Goal
Only the lines from the line containing "Emit a Python" through the line containing "79.5, 79.2, 77.2, 74.6, 68.5, 64.0, 54.6, 45.3, 31.0, 20.8]" should be reproduced, please, with no pictures.
[Start Given records]
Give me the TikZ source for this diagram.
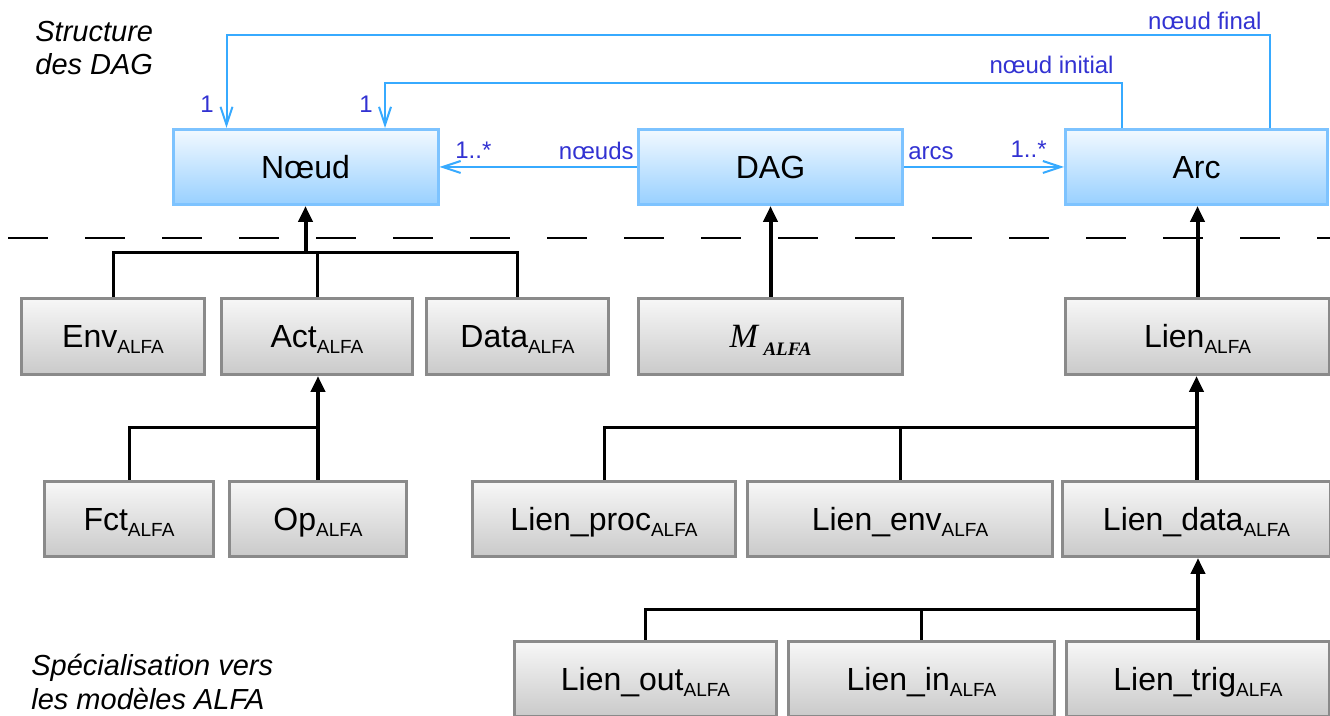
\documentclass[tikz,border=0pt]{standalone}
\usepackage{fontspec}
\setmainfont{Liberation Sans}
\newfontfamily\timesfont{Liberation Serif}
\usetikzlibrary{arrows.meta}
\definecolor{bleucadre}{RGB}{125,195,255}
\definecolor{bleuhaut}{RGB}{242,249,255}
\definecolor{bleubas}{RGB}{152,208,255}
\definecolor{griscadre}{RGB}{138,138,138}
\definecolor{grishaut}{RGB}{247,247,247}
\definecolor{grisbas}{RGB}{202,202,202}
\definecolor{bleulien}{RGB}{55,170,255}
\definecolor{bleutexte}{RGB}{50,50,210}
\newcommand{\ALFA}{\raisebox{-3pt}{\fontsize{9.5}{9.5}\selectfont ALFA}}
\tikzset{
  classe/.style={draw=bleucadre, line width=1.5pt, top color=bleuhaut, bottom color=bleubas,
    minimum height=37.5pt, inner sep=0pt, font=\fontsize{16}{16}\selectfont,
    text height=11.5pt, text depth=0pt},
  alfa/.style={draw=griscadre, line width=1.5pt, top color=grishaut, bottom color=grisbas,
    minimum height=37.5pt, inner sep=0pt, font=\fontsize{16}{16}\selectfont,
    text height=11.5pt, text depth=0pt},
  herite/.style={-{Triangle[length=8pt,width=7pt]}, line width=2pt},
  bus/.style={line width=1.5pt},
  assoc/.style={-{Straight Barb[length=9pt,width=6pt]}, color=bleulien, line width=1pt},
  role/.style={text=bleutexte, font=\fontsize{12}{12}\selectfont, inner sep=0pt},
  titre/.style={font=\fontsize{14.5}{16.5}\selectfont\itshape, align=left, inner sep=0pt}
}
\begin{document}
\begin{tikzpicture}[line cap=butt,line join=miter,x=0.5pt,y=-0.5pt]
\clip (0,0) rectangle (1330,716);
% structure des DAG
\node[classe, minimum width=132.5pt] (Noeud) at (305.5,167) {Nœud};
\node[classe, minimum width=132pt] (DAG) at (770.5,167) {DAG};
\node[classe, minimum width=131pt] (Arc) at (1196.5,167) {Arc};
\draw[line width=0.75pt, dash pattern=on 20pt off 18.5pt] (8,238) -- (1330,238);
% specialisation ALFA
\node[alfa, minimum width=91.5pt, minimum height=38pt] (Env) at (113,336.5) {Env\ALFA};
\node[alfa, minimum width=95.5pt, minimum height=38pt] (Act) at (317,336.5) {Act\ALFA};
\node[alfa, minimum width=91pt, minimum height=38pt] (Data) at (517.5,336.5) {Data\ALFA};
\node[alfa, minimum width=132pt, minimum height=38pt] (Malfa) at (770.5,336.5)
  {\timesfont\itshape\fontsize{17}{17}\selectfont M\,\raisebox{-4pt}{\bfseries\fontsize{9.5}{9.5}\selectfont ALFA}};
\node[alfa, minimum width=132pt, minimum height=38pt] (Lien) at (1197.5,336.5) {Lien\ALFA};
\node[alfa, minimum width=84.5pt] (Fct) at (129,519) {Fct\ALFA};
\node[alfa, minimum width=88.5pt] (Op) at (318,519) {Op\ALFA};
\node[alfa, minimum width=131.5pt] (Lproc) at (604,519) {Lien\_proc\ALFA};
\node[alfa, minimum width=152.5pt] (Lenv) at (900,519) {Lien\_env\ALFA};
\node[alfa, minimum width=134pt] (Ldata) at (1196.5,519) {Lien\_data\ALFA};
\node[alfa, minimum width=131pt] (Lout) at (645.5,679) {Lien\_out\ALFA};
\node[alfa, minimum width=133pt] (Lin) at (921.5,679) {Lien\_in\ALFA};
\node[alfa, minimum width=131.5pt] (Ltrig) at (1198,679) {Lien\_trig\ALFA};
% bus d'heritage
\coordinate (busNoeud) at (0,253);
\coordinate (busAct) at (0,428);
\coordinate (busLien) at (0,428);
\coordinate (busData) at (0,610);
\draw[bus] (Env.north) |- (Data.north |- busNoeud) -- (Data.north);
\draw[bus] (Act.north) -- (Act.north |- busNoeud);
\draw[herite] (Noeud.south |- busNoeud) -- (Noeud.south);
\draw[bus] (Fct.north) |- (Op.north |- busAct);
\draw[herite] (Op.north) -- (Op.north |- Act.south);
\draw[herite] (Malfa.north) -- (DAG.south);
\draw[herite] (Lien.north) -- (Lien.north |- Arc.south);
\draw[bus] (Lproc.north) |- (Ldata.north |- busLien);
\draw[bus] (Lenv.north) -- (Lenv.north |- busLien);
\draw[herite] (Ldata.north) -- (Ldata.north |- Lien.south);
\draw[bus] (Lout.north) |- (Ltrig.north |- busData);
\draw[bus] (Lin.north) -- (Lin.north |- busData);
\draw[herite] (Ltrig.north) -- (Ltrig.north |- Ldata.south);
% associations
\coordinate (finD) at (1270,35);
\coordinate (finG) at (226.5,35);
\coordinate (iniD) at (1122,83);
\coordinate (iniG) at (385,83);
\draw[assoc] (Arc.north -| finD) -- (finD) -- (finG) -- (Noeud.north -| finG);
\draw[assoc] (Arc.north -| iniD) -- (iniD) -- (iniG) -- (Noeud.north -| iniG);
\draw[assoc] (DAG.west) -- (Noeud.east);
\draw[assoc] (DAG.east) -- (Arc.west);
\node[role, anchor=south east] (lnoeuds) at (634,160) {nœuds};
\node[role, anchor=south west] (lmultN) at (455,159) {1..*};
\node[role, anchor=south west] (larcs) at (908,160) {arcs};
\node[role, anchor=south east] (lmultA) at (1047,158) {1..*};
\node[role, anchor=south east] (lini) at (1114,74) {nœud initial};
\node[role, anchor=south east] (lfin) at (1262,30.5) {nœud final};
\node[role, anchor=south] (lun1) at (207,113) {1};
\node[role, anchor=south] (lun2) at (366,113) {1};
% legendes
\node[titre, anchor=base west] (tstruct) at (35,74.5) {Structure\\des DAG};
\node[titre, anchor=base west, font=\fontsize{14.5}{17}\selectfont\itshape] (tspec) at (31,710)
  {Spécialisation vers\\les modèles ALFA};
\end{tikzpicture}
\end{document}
[End Given records]
[Start Given records]
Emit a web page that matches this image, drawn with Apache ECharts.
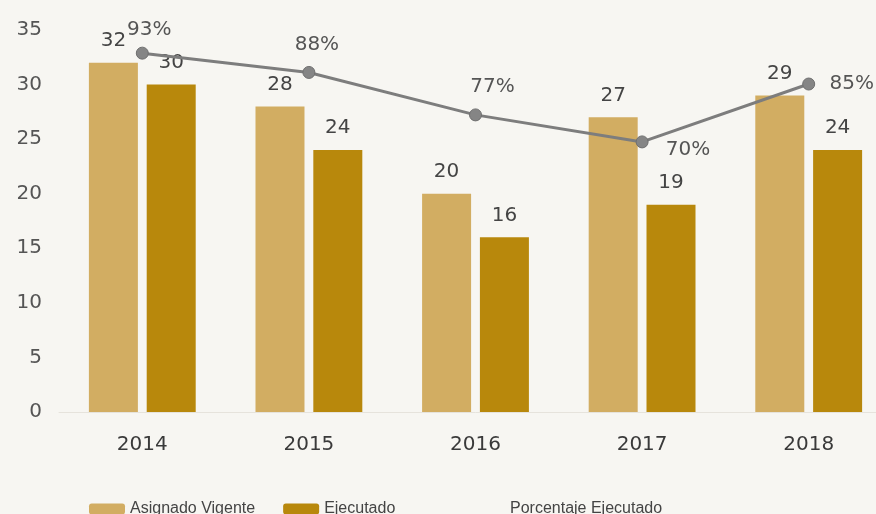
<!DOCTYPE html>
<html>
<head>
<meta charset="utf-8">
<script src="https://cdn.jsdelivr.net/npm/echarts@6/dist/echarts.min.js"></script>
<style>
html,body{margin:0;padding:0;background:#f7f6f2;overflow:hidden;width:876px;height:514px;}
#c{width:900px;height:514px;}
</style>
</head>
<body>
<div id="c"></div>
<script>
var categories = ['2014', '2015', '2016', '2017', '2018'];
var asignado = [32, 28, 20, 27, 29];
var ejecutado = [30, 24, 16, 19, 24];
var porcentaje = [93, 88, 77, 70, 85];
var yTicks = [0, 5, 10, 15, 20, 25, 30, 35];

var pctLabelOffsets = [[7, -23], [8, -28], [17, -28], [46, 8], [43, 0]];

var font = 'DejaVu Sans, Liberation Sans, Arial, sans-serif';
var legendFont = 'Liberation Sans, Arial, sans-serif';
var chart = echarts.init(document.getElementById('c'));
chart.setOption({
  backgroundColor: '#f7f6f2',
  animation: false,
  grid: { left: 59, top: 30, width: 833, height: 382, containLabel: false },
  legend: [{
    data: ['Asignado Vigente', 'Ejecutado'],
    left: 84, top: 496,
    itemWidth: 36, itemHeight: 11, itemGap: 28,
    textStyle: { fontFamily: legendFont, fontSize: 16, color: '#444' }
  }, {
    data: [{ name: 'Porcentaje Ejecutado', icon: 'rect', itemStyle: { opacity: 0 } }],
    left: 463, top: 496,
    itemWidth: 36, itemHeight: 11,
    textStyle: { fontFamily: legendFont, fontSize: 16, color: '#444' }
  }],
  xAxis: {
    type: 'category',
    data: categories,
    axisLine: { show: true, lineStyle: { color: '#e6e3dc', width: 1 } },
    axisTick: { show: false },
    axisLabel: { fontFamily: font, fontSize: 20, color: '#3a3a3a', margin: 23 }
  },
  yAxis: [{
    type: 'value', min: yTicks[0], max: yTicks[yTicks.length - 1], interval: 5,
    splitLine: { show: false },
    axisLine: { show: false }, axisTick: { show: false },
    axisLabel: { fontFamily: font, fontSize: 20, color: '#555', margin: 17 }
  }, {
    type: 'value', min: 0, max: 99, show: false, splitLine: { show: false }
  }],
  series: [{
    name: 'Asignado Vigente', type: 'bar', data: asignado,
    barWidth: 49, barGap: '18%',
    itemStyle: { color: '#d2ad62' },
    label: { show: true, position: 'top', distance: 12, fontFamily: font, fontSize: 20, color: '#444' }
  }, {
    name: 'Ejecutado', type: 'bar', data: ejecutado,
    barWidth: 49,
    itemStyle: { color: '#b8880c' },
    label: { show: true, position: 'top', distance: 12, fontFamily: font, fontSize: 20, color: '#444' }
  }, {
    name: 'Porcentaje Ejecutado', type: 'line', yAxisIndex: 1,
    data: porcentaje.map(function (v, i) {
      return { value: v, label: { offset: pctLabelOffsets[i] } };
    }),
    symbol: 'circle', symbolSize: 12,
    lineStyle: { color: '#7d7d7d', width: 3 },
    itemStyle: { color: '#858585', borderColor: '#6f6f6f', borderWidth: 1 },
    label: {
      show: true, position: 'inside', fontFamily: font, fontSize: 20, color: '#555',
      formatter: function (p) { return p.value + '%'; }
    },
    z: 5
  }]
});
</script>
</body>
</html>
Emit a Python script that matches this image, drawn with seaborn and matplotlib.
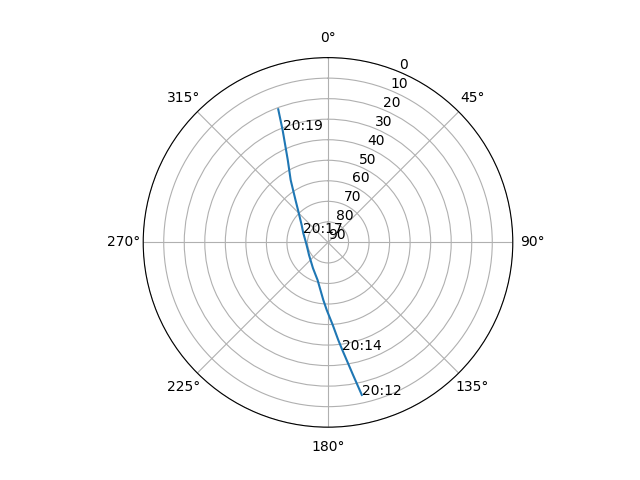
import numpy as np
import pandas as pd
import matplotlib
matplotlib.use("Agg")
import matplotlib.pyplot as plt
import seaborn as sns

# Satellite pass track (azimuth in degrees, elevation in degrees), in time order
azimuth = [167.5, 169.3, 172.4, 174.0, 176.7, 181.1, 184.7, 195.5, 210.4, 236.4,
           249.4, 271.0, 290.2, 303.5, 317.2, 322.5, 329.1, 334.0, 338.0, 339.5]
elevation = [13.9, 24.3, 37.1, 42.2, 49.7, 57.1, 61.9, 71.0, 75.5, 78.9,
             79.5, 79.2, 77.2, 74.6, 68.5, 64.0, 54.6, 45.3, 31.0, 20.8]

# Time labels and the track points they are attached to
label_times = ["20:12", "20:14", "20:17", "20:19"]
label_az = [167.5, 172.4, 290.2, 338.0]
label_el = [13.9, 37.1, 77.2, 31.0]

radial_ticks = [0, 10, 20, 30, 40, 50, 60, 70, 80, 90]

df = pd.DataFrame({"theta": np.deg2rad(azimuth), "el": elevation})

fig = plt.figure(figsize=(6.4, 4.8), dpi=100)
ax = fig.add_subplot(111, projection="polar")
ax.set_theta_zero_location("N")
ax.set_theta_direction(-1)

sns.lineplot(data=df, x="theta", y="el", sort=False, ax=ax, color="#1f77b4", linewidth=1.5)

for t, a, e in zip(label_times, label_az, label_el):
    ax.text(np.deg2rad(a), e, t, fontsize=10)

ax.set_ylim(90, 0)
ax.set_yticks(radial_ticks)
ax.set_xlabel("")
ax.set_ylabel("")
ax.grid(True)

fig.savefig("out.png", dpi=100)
[End Given records]
Exercise result
Emit a Python script that matches this image, drawn with seaborn and matplotlib.
import numpy as np
import pandas as pd
import matplotlib
matplotlib.use("Agg")
import matplotlib.pyplot as plt
import seaborn as sns

# Satellite pass track (azimuth in degrees, elevation in degrees), in time order
azimuth = [167.5, 169.3, 172.4, 174.0, 176.7, 181.1, 184.7, 195.5, 210.4, 236.4,
           249.4, 271.0, 290.2, 303.5, 317.2, 322.5, 329.1, 334.0, 338.0, 339.5]
elevation = [13.9, 24.3, 37.1, 42.2, 49.7, 57.1, 61.9, 71.0, 75.5, 78.9,
             79.5, 79.2, 77.2, 74.6, 68.5, 64.0, 54.6, 45.3, 31.0, 20.8]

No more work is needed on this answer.